*Task directions*:
Reproduce exactly the run of lines from the one containing "What matplotlib code" through the one containing "plt.rcParams['mathtext.default'] = 'regular'". Pictures do not belong in the copy.

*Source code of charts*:
===
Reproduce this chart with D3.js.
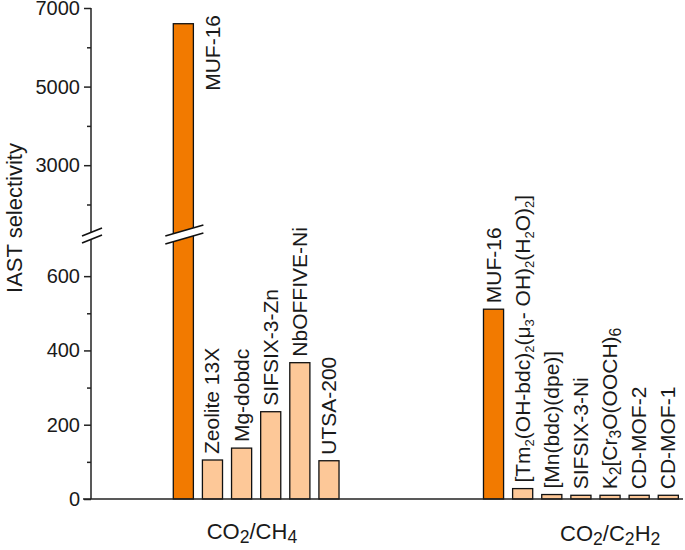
<!DOCTYPE html>
<html><head><meta charset="utf-8">
<script src="https://cdn.jsdelivr.net/npm/d3@7"></script>
<style>body{margin:0;background:#fff}svg{display:block}text{font-family:"Liberation Sans",Arial,sans-serif;fill:#1a1a1a}</style>
</head><body>
<script>
// ---- data ----
const groupLabels = ["CO_{2}/CH_{4}", "CO_{2}/C_{2}H_{2}"];
const ch4Names  = ["MUF-16","Zeolite 13X","Mg-dobdc","SIFSIX-3-Zn","NbOFFIVE-Ni","UTSA-200"];
const ch4Values = [6600, 105, 137, 235, 367, 103];
const c2h2Names  = ["MUF-16","[Tm_{2}(OH-bdc)_{2}(μ_{3}- OH)_{2}(H_{2}O)_{2}]","[Mn(bdc)(dpe)]","SIFSIX-3-Ni","K_{2}[Cr_{3}O(OOCH)_{6}","CD-MOF-2","CD-MOF-1"];
const c2h2Values = [511, 28, 12, 10, 10, 10, 10];
const upperMajorTicks = [3000, 5000, 7000];
const upperMinorTicks = [2000, 4000, 6000];
const lowerMajorTicks = [0, 200, 400, 600];
const lowerMinorTicks = [100, 300, 500];

// ---- layout ----
const W = 685, H = 550;
const axisX = 91;
const groupOffset = [0, 10.65];     // slot offset of each group
const groupLabelSlot = [2.7, 15.0];
const colorMain = "#f27a00", colorOther = "#fdc898";

const x = d3.scaleLinear().domain([-3.1, 17.5]).range([83, 683]);
const pitch = x(1) - x(0);
const bw = pitch * 0.69;
const yLow = d3.scaleLinear().domain([0, 700]).range([499, 239]);
const yUp  = d3.scaleLinear().domain([1300, 7000]).range([232, 8]);
const yv = v => v > 700 ? yUp(v) : yLow(v);

const bars = [];
ch4Names.forEach((n,i)=>bars.push({name:n, value:ch4Values[i], slot:groupOffset[0]+i, main:i===0}));
c2h2Names.forEach((n,i)=>bars.push({name:n, value:c2h2Values[i], slot:groupOffset[1]+i, main:i===0}));

const svg = d3.select("body").append("svg").attr("width", W).attr("height", H);

function richText(sel, str, fs, subScale) {
  const parts = str.split(/_\{([^}]*)\}/);
  let shifted = false;
  parts.forEach((p, i) => {
    if (p === "") { return; }
    const isSub = i % 2 === 1;
    const t = sel.append("tspan").text(p);
    if (isSub) { t.attr("font-size", fs*subScale).attr("dy", shifted ? 0 : fs*0.2); shifted = true; }
    else { if (shifted) t.attr("dy", -fs*0.2); shifted = false; }
  });
}

// bars
svg.append("g").selectAll("rect").data(bars).join("rect")
  .attr("x", d => x(d.slot)).attr("width", bw)
  .attr("y", d => yv(d.value)).attr("height", d => 499 - yv(d.value))
  .attr("fill", d => d.main ? colorMain : colorOther)
  .attr("stroke", "#111").attr("stroke-width", 1.3);

// x axis line
svg.append("line").attr("x1", x.range()[0]).attr("x2", x.range()[1])
  .attr("y1", yLow(0)).attr("y2", yLow(0)).attr("stroke", "#222").attr("stroke-width", 1.5);

// y axis line
svg.append("line").attr("x1", axisX).attr("x2", axisX).attr("y1", yUp(7000)).attr("y2", yLow(0))
  .attr("stroke", "#222").attr("stroke-width", 1.5);

function ticks(scale, vals, size, labels) {
  const ax = d3.axisLeft(scale).tickValues(vals).tickSize(size).tickPadding(4)
    .tickFormat(labels ? d3.format("d") : () => "");
  const g = svg.append("g").attr("transform", `translate(${axisX},0)`).call(ax);
  g.select(".domain").remove();
  g.selectAll("line").attr("stroke", "#222").attr("stroke-width", 1.5);
  g.selectAll("text").attr("font-size", 20).attr("fill", "#1a1a1a")
    .attr("font-family", '"Liberation Sans",Arial,sans-serif');
}
ticks(yUp, upperMajorTicks, 7, true);
ticks(yUp, upperMinorTicks, 4, false);
ticks(yLow, lowerMajorTicks, 7, true);
ticks(yLow, lowerMinorTicks, 4, false);

// break marks
function brk(x1, x2, cy, slope, gap) {
  const cx = (x1 + x2) / 2;
  const yAt = (xx, off) => cy + off - (xx - cx) * slope;
  const pts = [[x1, yAt(x1,-gap/2)], [x2, yAt(x2,-gap/2)], [x2, yAt(x2,gap/2)], [x1, yAt(x1,gap/2)]];
  svg.append("polygon").attr("points", pts.map(p=>p.join(",")).join(" ")).attr("fill", "#fff");
  [-gap/2, gap/2].forEach(o => svg.append("line")
    .attr("x1", x1).attr("y1", yAt(x1,o)).attr("x2", x2).attr("y2", yAt(x2,o))
    .attr("stroke", "#111").attr("stroke-width", 1.6));
}
const breakY = (yUp.range()[0] + yLow.range()[1]) / 2;
brk(axisX - 9, axisX + 11, breakY, 0.4, 7);
const mb = bars[0];
brk(x(mb.slot) - 8, x(mb.slot) + bw + 10, breakY - 1, 0.29, 8);

// bar labels
const fsL = 21;
bars.forEach((d, i) => {
  const xc = x(d.slot) + bw / 2;
  const top = yv(d.value);
  let tx, ty, anchor;
  if (top - 6 - 100 < 0) { tx = xc + pitch + 8; ty = 15; anchor = "end"; }
  else { tx = xc + 7; ty = top - 6; anchor = "start"; }
  const t = svg.append("text").attr("transform", `translate(${tx},${ty}) rotate(-90)`)
    .attr("font-size", fsL).attr("text-anchor", anchor);
  richText(t, d.name, fsL, d.name.startsWith("[Tm") ? 0.62 : 0.75);
});

// group labels
groupLabels.forEach((g, i) => {
  const t = svg.append("text").attr("x", x(groupLabelSlot[i])).attr("y", i === 0 ? 539 : 541)
    .attr("font-size", 22).attr("text-anchor", "middle");
  richText(t, g, 22, 0.8);
});

// y title
svg.append("text").attr("transform", `translate(22,218) rotate(-90)`)
  .attr("font-size", 22).attr("text-anchor", "middle").text("IAST selectivity");
</script>
</body></html>
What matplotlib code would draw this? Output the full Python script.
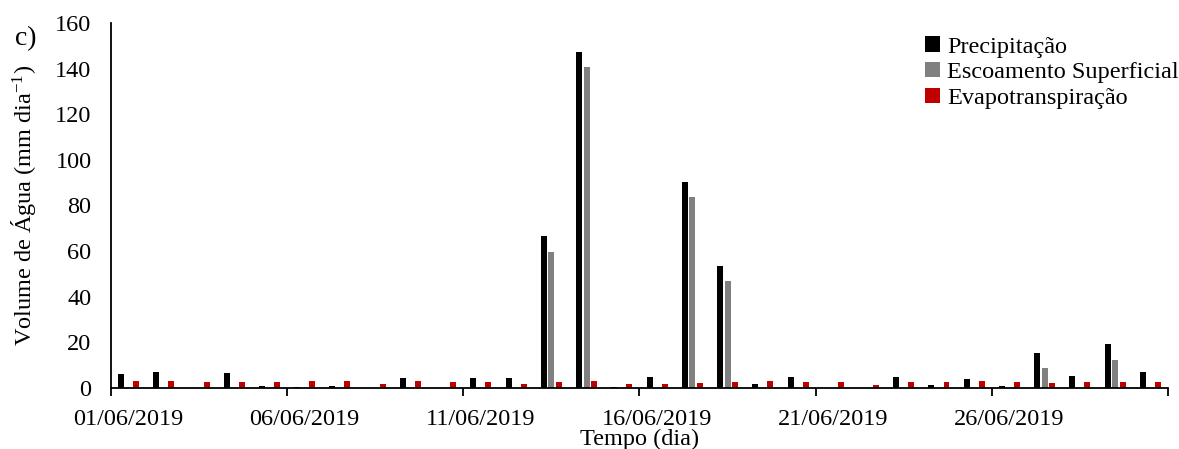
import matplotlib
matplotlib.use("Agg")
import matplotlib.pyplot as plt
import numpy as np

plt.rcParams['font.family'] = ['Liberation Serif', 'DejaVu Serif']
plt.rcParams['mathtext.default'] = 'regular'

days = [f"{d:02d}/06/2019" for d in range(1, 31)]
precipitacao = [6.0, 7.0, 0.0, 6.4, 0.9, 0.4, 0.9, 0.0, 4.4, 0.0,
                4.4, 4.4, 66.5, 147.3, 0.3, 5.0, 90.5, 53.5, 1.6, 4.7,
                0.0, 0.0, 5.0, 1.3, 4.1, 0.9, 15.5, 5.3, 19.2, 7.2]
escoamento = [0.0, 0.0, 0.0, 0.0, 0.0, 0.0, 0.0, 0.0, 0.0, 0.0,
              0.0, 0.0, 59.8, 140.7, 0.0, 0.0, 83.9, 46.9, 0.0, 0.0,
              0.0, 0.0, 0.0, 0.0, 0.0, 0.0, 8.8, 0.0, 12.4, 0.0]
evapo = [3.0, 3.0, 2.6, 2.6, 2.5, 2.9, 3.2, 1.8, 3.1, 2.6,
         2.6, 1.9, 2.5, 3.1, 1.8, 1.6, 2.2, 2.5, 2.9, 2.8,
         2.5, 1.3, 2.8, 2.8, 3.1, 2.8, 2.0, 2.8, 2.8, 2.8]
y_ticks = [0, 20, 40, 60, 80, 100, 120, 140, 160]

FS = 17.5
fig = plt.figure(figsize=(11.79, 4.49), dpi=100)
ax = fig.add_axes([0.0941, 0.1359, 0.8966, 0.8129])

x = np.arange(len(days))
w = 0.17
off = 0.213
ax.bar(x - off, precipitacao, w, color='#000000', label='Precipitação')
ax.bar(x, escoamento, w, color='#808080', label='Escoamento Superficial')
ax.bar(x + off, evapo, w, color='#C00000', label='Evapotranspiração')

ax.set_xlim(-0.5, len(days) - 0.5)
ax.set_ylim(0, 160)
ax.set_yticks(y_ticks)
ax.tick_params(axis='y', length=0, pad=14, labelsize=FS)

# tick marks at category boundaries
ax.set_xticks([-0.5, 4.5, 9.5, 14.5, 19.5, 24.5, 29.5])
ax.set_xticklabels([])
ax.tick_params(axis='x', which='major', length=6, width=1.3, direction='out')
# labels centered on categories
ax.set_xticks(x[::5], minor=True)
ax.set_xticklabels(days[::5], minor=True, fontsize=FS)
ax.tick_params(axis='x', which='minor', length=0, pad=15)

for s in ['top', 'right']:
    ax.spines[s].set_visible(False)
for s in ['left', 'bottom']:
    ax.spines[s].set_linewidth(1.3)

ax.set_xlabel('Tempo (dia)', fontsize=FS, labelpad=-1)
ax.set_ylabel('Volume de Água (mm dia$^{-1}$)', fontsize=FS, labelpad=12)

leg = ax.legend(loc='upper right', bbox_to_anchor=(1.026, 1.01), frameon=False,
                fontsize=FS, handlelength=0.6, handleheight=0.6,
                handletextpad=0.3, labelspacing=0.18, borderaxespad=0.3)

fig.text(0.013, 0.9, 'c)', fontsize=20)

fig.savefig('out.png', dpi=100)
===
*Finished answer*:
What matplotlib code would draw this? Output the full Python script.
import matplotlib
matplotlib.use("Agg")
import matplotlib.pyplot as plt
import numpy as np

plt.rcParams['font.family'] = ['Liberation Serif', 'DejaVu Serif']
plt.rcParams['mathtext.default'] = 'regular'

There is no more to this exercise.